Гальт. В узком простенке квадратик пустого песчаного берега, над ним вертикальная полоска вставшего дыбом моря. Как будто простенок забит куском оцинкованного железа. Постепенно железо превращается в даль. И мое первое тоскливое взрослое ощущение, ощущение несвободы и безнадежности. Нет, уж если возможно вообще говорить о гуманности в этом деле, то в тюрьме гуманней всего надевать на окна козырьки. Ежедневное нетерпеливое ожидание у окна. Там стояла моя кровать. А перед тем несколько дней (может быть, месяцев?) прозрачно-красного жара: все время перед глазами аквариум, полыхающий раскаленным углем на дне. Непонимание и, может быть, какая-то адская эйфория. Меня привезли сюда на линейке — это было последнее, что я помнил, а потом было пламя, беспамятство, непрекращающийся жар, и теперь я не могу точно сказать, наняла ли линейку мама или она принадлежала больнице. Позже я был уверен, что больнице, а тогда я полулежал на каких-то кожаных подушках, и мать поддерживала мою голову, а кучер впереди, серый и жесткий, был нетороплив. Но я уже был в бреду, и, может быть, никакой линейки не было. Теперь мои дни протекали в тоскливом, напряженном ожидании того часа, когда меня позовут в коридор, и там проходили какие-то невыносимо короткие мгновения, наполненные таким чувством неминуемой и близкой разлуки, что я не выдерживал и, подавляя слезы, уходил. Мама приносила мне цветные карандаши и голубые тетрадки. Наплакавшись и успокоясь, я садился на кровать у тумбочки и начинал рисовать, но тут же с соседних коек срывалась орава озверевших мальчишек, будущих пацанов.
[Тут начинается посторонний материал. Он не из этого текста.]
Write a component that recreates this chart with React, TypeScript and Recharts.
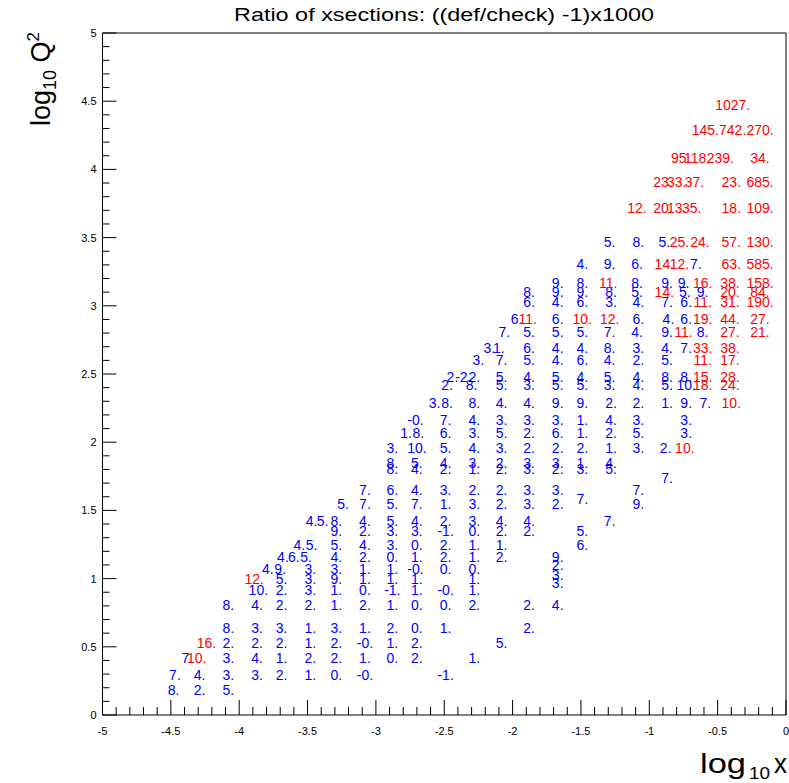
import React from "react";
import { ScatterChart, Scatter, XAxis, YAxis, ReferenceArea } from "recharts";

// one printed cell: [log10 x, printed value, 1 when drawn in red]
type Cell = [number, string, number?];

const q447: Cell[] = [[-0.39, "1027.", 1]];
const q429: Cell[] = [[-0.59, "145.", 1], [-0.39, "742.", 1], [-0.19, "270.", 1]];
const q408: Cell[] = [[-0.77, "95.", 1], [-0.65, "118.", 1], [-0.48, "239.", 1], [-0.19, "34.", 1]];
const q391: Cell[] = [[-0.9, "23.", 1], [-0.8, "33.", 1], [-0.67, "37.", 1], [-0.4, "23.", 1], [-0.19, "685.", 1]];
const q372: Cell[] = [[-1.09, "12.", 1], [-0.9, "20.", 1], [-0.8, "13.", 1], [-0.69, "35.", 1], [-0.4, "18.", 1], [-0.19, "109.", 1]];
const q347: Cell[] = [[-1.29, "5."], [-1.08, "8."], [-0.89, "5."], [-0.78, "25.", 1], [-0.63, "24.", 1], [-0.4, "57.", 1], [-0.19, "130.", 1]];
const q331: Cell[] = [[-1.49, "4."], [-1.29, "9."], [-1.09, "6."], [-0.89, "14.", 1], [-0.78, "12.", 1], [-0.66, "7."], [-0.4, "63.", 1], [-0.19, "585.", 1]];
const q317: Cell[] = [[-1.67, "9."], [-1.49, "8."], [-1.3, "11.", 1], [-1.09, "8."], [-0.87, "9."], [-0.75, "9."], [-0.61, "16.", 1], [-0.41, "38.", 1], [-0.19, "158.", 1]];
const q310: Cell[] = [[-1.88, "8."], [-1.67, "9."], [-1.49, "9."], [-1.28, "8."], [-1.09, "5."], [-0.89, "14.", 1], [-0.74, "5."], [-0.61, "9."], [-0.41, "20.", 1], [-0.19, "84.", 1]];
const q303: Cell[] = [[-1.88, "6."], [-1.67, "4."], [-1.49, "6."], [-1.28, "3."], [-1.08, "4."], [-0.87, "7."], [-0.73, "6."], [-0.61, "11.", 1], [-0.41, "31.", 1], [-0.19, "190.", 1]];
const q290: Cell[] = [[-1.97, "6."], [-1.89, "11.", 1], [-1.67, "6."], [-1.49, "10.", 1], [-1.29, "12.", 1], [-1.08, "6."], [-0.86, "4."], [-0.73, "6."], [-0.61, "19.", 1], [-0.41, "44.", 1], [-0.19, "27.", 1]];
const q281: Cell[] = [[-2.06, "7."], [-1.88, "5."], [-1.67, "5."], [-1.49, "5."], [-1.29, "7."], [-1.09, "4."], [-0.87, "9."], [-0.75, "11.", 1], [-0.61, "8."], [-0.41, "27.", 1], [-0.19, "21.", 1]];
const q269: Cell[] = [[-2.17, "3."], [-2.1, "1."], [-1.88, "6."], [-1.67, "4."], [-1.49, "4."], [-1.29, "8."], [-1.08, "3."], [-0.87, "4."], [-0.73, "7."], [-0.61, "33.", 1], [-0.41, "38.", 1]];
const q260: Cell[] = [[-2.25, "3."], [-2.08, "7."], [-1.88, "5."], [-1.67, "4."], [-1.49, "6."], [-1.29, "4."], [-1.08, "2."], [-0.87, "5."], [-0.61, "11.", 1], [-0.41, "17.", 1]];
const q248: Cell[] = [[-2.44, "2."], [-2.36, "-2."], [-2.28, "2."], [-2.08, "5."], [-1.88, "4."], [-1.67, "5."], [-1.49, "4."], [-1.29, "5."], [-1.08, "4."], [-0.87, "8."], [-0.73, "8."], [-0.61, "15.", 1], [-0.41, "28.", 1]];
const q242: Cell[] = [[-2.48, "2."], [-2.3, "8."], [-2.08, "5."], [-1.88, "3."], [-1.67, "5."], [-1.49, "5."], [-1.29, "3."], [-1.08, "4."], [-0.87, "5."], [-0.73, "10."], [-0.61, "18.", 1], [-0.41, "24.", 1]];
const q229: Cell[] = [[-2.57, "3."], [-2.48, "8."], [-2.28, "8."], [-2.08, "4."], [-1.88, "4."], [-1.67, "9."], [-1.49, "9."], [-1.28, "2."], [-1.08, "2."], [-0.87, "1."], [-0.73, "9."], [-0.59, "7."], [-0.4, "10.", 1]];
const q216: Cell[] = [[-2.71, "-0."], [-2.49, "7."], [-2.28, "4."], [-2.08, "3."], [-1.88, "3."], [-1.67, "3."], [-1.49, "1."], [-1.28, "4."], [-1.08, "3."], [-0.73, "3."]];
const q207: Cell[] = [[-2.78, "1."], [-2.69, "8."], [-2.49, "6."], [-2.28, "3."], [-2.08, "5."], [-1.88, "2."], [-1.67, "6."], [-1.49, "1."], [-1.28, "2."], [-1.08, "5."], [-0.73, "3."]];
const q196: Cell[] = [[-2.88, "3."], [-2.7, "10."], [-2.49, "5."], [-2.28, "4."], [-2.08, "3."], [-1.88, "2."], [-1.67, "2."], [-1.49, "2."], [-1.28, "1."], [-1.08, "3."], [-0.88, "2."], [-0.74, "10.", 1]];
const q185: Cell[] = [[-2.88, "8."], [-2.7, "5."], [-2.49, "4."], [-2.28, "3."], [-2.08, "2."], [-1.88, "3."], [-1.67, "3."], [-1.49, "1."], [-1.28, "4."]];
const q180: Cell[] = [[-2.88, "8."], [-2.7, "4."], [-2.49, "2."], [-2.28, "1."], [-2.08, "2."], [-1.88, "3."], [-1.67, "2."], [-1.49, "3."], [-1.28, "5."]];
const q174: Cell[] = [[-0.87, "7."]];
const q165: Cell[] = [[-3.08, "7."], [-2.88, "6."], [-2.7, "4."], [-2.49, "3."], [-2.28, "2."], [-2.08, "2."], [-1.88, "3."], [-1.67, "3."], [-1.08, "7."]];
const q158: Cell[] = [[-1.49, "7."]];
const q155: Cell[] = [[-3.24, "5."], [-3.08, "7."], [-2.88, "5."], [-2.7, "7."], [-2.49, "1."], [-2.28, "3."], [-2.08, "2."], [-1.88, "3."], [-1.67, "2."], [-1.08, "9."]];
const q142: Cell[] = [[-3.47, "4."], [-3.39, "5."], [-3.29, "8."], [-3.08, "4."], [-2.88, "5."], [-2.7, "4."], [-2.49, "2."], [-2.28, "3."], [-2.08, "4."], [-1.88, "4."], [-1.29, "7."]];
const q135: Cell[] = [[-3.29, "9."], [-3.08, "2."], [-2.88, "3."], [-2.7, "3."], [-2.49, "-1."], [-2.28, "0."], [-2.08, "2."], [-1.88, "2."], [-1.49, "5."]];
const q125: Cell[] = [[-3.56, "4."], [-3.47, "5."], [-3.29, "5."], [-3.08, "4."], [-2.88, "3."], [-2.7, "0."], [-2.49, "2."], [-2.28, "1."], [-2.08, "1."], [-1.49, "6."]];
const q116: Cell[] = [[-3.68, "4."], [-3.6, "6."], [-3.51, "5."], [-3.29, "4."], [-3.08, "2."], [-2.88, "0."], [-2.7, "1."], [-2.49, "2."], [-2.28, "1."], [-2.08, "2."], [-1.67, "9."]];
const q110: Cell[] = [[-1.67, "2."]];
const q107: Cell[] = [[-3.79, "4."], [-3.7, "9."], [-3.48, "3."], [-3.29, "3."], [-3.08, "1."], [-2.88, "1."], [-2.71, "-0."], [-2.49, "0."], [-2.28, "0."]];
const q103: Cell[] = [[-1.67, "3."]];
const q100: Cell[] = [[-3.89, "12.", 1], [-3.69, "5."], [-3.48, "3."], [-3.29, "9."], [-3.08, "1."], [-2.88, "1."], [-2.7, "1."], [-2.28, "1."]];
const q097: Cell[] = [[-1.67, "3."]];
const q092: Cell[] = [[-3.86, "10."], [-3.69, "2."], [-3.48, "3."], [-3.29, "1."], [-3.08, "0."], [-2.88, "-1."], [-2.7, "1."], [-2.49, "-0."], [-2.28, "1."]];
const q081: Cell[] = [[-4.08, "8."], [-3.87, "4."], [-3.69, "2."], [-3.48, "2."], [-3.29, "1."], [-3.08, "2."], [-2.88, "1."], [-2.7, "0."], [-2.49, "0."], [-2.28, "2."], [-1.88, "2."], [-1.67, "4."]];
const q064: Cell[] = [[-4.08, "8."], [-3.87, "3."], [-3.69, "3."], [-3.48, "1."], [-3.29, "3."], [-3.08, "1."], [-2.88, "2."], [-2.7, "0."], [-2.49, "1."], [-1.88, "2."]];
const q053: Cell[] = [[-4.24, "16.", 1], [-4.08, "2."], [-3.87, "2."], [-3.69, "2."], [-3.48, "1."], [-3.29, "2."], [-3.08, "-0."], [-2.88, "1."], [-2.7, "2."], [-2.08, "5."]];
const q042: Cell[] = [[-4.38, "7."], [-4.31, "10.", 1], [-4.08, "3."], [-3.87, "4."], [-3.69, "1."], [-3.48, "2."], [-3.29, "2."], [-3.08, "1."], [-2.88, "0."], [-2.7, "2."], [-2.28, "1."]];
const q029: Cell[] = [[-4.47, "7."], [-4.29, "4."], [-4.08, "3."], [-3.87, "3."], [-3.69, "2."], [-3.48, "1."], [-3.29, "0."], [-3.08, "-0."], [-2.49, "-1."]];
const q018: Cell[] = [[-4.48, "8."], [-4.29, "2."], [-4.08, "5."]];

// log10 Q2 of each printed row
const rows: [number, Cell[]][] = [
  [4.47, q447], [4.29, q429], [4.08, q408], [3.91, q391], [3.72, q372], [3.47, q347],
  [3.31, q331], [3.17, q317], [3.1, q310], [3.03, q303], [2.9, q290], [2.81, q281],
  [2.69, q269], [2.6, q260], [2.48, q248], [2.42, q242], [2.29, q229], [2.16, q216],
  [2.07, q207], [1.96, q196], [1.85, q185], [1.8, q180], [1.74, q174], [1.65, q165],
  [1.58, q158], [1.55, q155], [1.42, q142], [1.35, q135], [1.25, q125], [1.16, q116],
  [1.1, q110], [1.07, q107], [1.03, q103], [1.0, q100], [0.97, q097], [0.92, q092],
  [0.81, q081], [0.64, q064], [0.53, q053], [0.42, q042], [0.29, q029], [0.18, q018],
];

const xTickLabels = ["-5", "-4.5", "-4", "-3.5", "-3", "-2.5", "-2", "-1.5", "-1", "-0.5", "0"];
const yTickLabels = ["0", "0.5", "1", "1.5", "2", "2.5", "3", "3.5", "4", "4.5", "5"];

const xTicks = Array.from({ length: 51 }, (_, i) => Math.round((-5 + i * 0.1) * 10) / 10);
const yTicks = Array.from({ length: 51 }, (_, i) => Math.round(i * 0.1 * 10) / 10);

const points = rows
  .flatMap(([y, cells]) => cells.map(([x, t, r]) => ({ x, y, t, red: !!r })))
  .sort((a, b) => Number(a.red) - Number(b.red));

const FONT = "'Liberation Sans', Arial, Helvetica, sans-serif";

const isMajor = (v: number) => Math.abs(v * 2 - Math.round(v * 2)) < 1e-6;

const XTick = (props: any) => {
  const { x, y, payload } = props;
  const v = payload.value;
  const major = isMajor(v);
  return (
    <g>
      <line x1={x} x2={x} y1={y} y2={y - (major ? 15 : 8)} stroke="#000" strokeWidth={1} />
      {major && (
        <text x={x} y={y + 20} textAnchor="middle" fontSize={11} fontFamily={FONT} fill="#000">
          {xTickLabels[Math.round((v + 5) * 2)]}
        </text>
      )}
    </g>
  );
};

const YTick = (props: any) => {
  const { x, y, payload } = props;
  const v = payload.value;
  const major = isMajor(v);
  return (
    <g>
      <line x1={x} x2={x + (major ? 14 : 7)} y1={y} y2={y} stroke="#000" strokeWidth={1} />
      {major && (
        <text x={x - 6} y={y} textAnchor="end" dominantBaseline="central" fontSize={11} fontFamily={FONT} fill="#000">
          {yTickLabels[Math.round(v * 2)]}
        </text>
      )}
    </g>
  );
};

const CellText = (props: any) => {
  const { cx, cy, payload } = props;
  return (
    <text
      x={cx}
      y={cy}
      textAnchor="middle"
      dominantBaseline="central"
      fontSize={14}
      fontFamily={FONT}
      fill={payload.red ? "#ff0000" : "#0000ff"}
    >
      {payload.t}
    </text>
  );
};

export default function App() {
  return (
    <div style={{ position: "absolute", left: 0, top: 0, width: 789, height: 783, background: "#fff" }}>
      <ScatterChart width={789} height={783} margin={{ top: 33, right: 3, bottom: 0, left: 0 }}>
        <XAxis
          type="number"
          dataKey="x"
          domain={[-5, 0]}
          ticks={xTicks}
          interval={0}
          height={68}
          tickSize={0}
          tickMargin={0}
          axisLine={false}
          tickLine={false}
          tick={XTick}
          allowDataOverflow
        />
        <YAxis
          type="number"
          dataKey="y"
          domain={[0, 5]}
          ticks={yTicks}
          interval={0}
          width={102.5}
          tickSize={0}
          tickMargin={0}
          axisLine={false}
          tickLine={false}
          tick={YTick}
          allowDataOverflow
        />
        <ReferenceArea x1={-5} x2={0} y1={0} y2={5} fill="none" fillOpacity={0} stroke="#000" strokeWidth={1} ifOverflow="visible" />
        <Scatter data={points} shape={CellText} isAnimationActive={false} />
      </ScatterChart>
      <svg width={789} height={783} style={{ position: "absolute", left: 0, top: 0, pointerEvents: "none" }}>
        <text x={234} y={21} fontSize={18} fontFamily={FONT} textLength={420} lengthAdjust="spacingAndGlyphs" fill="#000">
          Ratio of xsections: ((def/check) -1)x1000
        </text>
        <text transform="translate(50,126) rotate(-90)" fontSize={27} fontFamily={FONT} fill="#000">
          log
          <tspan fontSize={18} dy={6}>10</tspan>
          <tspan dy={-6}> Q</tspan>
          <tspan fontSize={17} dy={-11}>2</tspan>
        </text>
        <text x={700} y={773} fontSize={28} fontFamily={FONT} textLength={46} lengthAdjust="spacingAndGlyphs" fill="#000">
          log
        </text>
        <text x={749} y={779} fontSize={16} fontFamily={FONT} textLength={21} lengthAdjust="spacingAndGlyphs" fill="#000">
          10
        </text>
        <text x={774} y={773} fontSize={28} fontFamily={FONT} textLength={13} lengthAdjust="spacingAndGlyphs" fill="#000">
          x
        </text>
      </svg>
    </div>
  );
}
С гоготом и людоедскими криками они налетали, расхватывали карандаши и начинали грубо чиркать какие-то круги и загогулины, и я, выказывая свое гостеприимство, чиркал и хохотал вместе с ними, а потом, положив руки и голову на тумбочку, безутешно рыдал от надругательства над мамиными тетрадями и своего предательства.
А может быть, я спутал разные случаи, потому что скарлатиной я болел гораздо раньше, когда мне было еще пять лет, и это тогда я рисовал в голубых маминых тетрадках, а линейка была потом и точно была, потому что я помню тусклые улицы, по которым меня провозили на исходе зимнего дня, и приемный покой, и уже заранее почувствованное сиротство, когда я проходил длинным коридором больницы в общую камеру, где с тех пор потекло мое новое детство.
Но тогда я безутешно рыдал и, уловив какой-то ритм, стал прислушиваться к нему и уже начинал испытывать горькое наслаждение от своих рыданий, когда вошла молодая женщина-врач, а может быть, сестра, хотя, наверное, все-таки врач, потому что ее белый халат застегивался спереди на пуговицы, а не завязывался сзади, и под халатом, кажется, ничего не было надето.
Утром, когда яркое солнце покрывает светлыми пятнами узкие тротуары уходящей вниз улочки и дрожит на распущенных волосах хрупкой блондинки, она выходила из дому, не закрыв за собой двустворчатую, многофиленчатую дверь, потому что там еще оставался глядящий ей вслед высокий мужчина с приятным мужественным, но одновременно и интеллигентным лицом, спускалась по нескольким ступенькам на окаймленную кирпичным уголком дорожку, направляясь к калитке в невысоком, ажурном, металлическом заборе. Потом она возвращалась обратно, видимо, забыв что-то и желая забрать. И правда, на площади у старинного вокзала, она появлялась с небольшой сумочкой из светлой замши в руке, затянутой в тонкую светло-серую перчатку. Но это — потом. Выйдя за калитку, она оборачивалась, чтобы, подняв руку, коснуться волос или поправить голубой берет, или махнуть на прощанье рукой.
Красивая, отрешенная от всего хрупкая блондинка, она проходила через весь этот город и мимо старинного вокзала, окруженная своим умиротворенным покоем, защищающим ее от толпы. Возможно, она шла на работу, но ее работа как раз и заключалась в том, что было изображено на снимках: по-видимому, все-таки не зафиксировано, а изображено, потому что... Потому что, если перед тем, как сфотографировать, вам говорят: подвиньтесь вправо, или — подвиньтесь влево, приподнимитесь, опустите руку — она закрывает грудь... Черт! Да, если вам это говорят, а вы всего лишь исполняете, то какой же это документ, и тот, кто снимал все это, кто он? Фотограф или такой же участник этого действия? Но значит, все-таки ничего не было? Была работа, всего лишь работа, обыденная, ежедневная работа. Ведь это так, правда? Я хочу узнать то, что хочет узнать каждый обманутый любовник, Людмила, хочу узнать, что ничего не было — только и всего.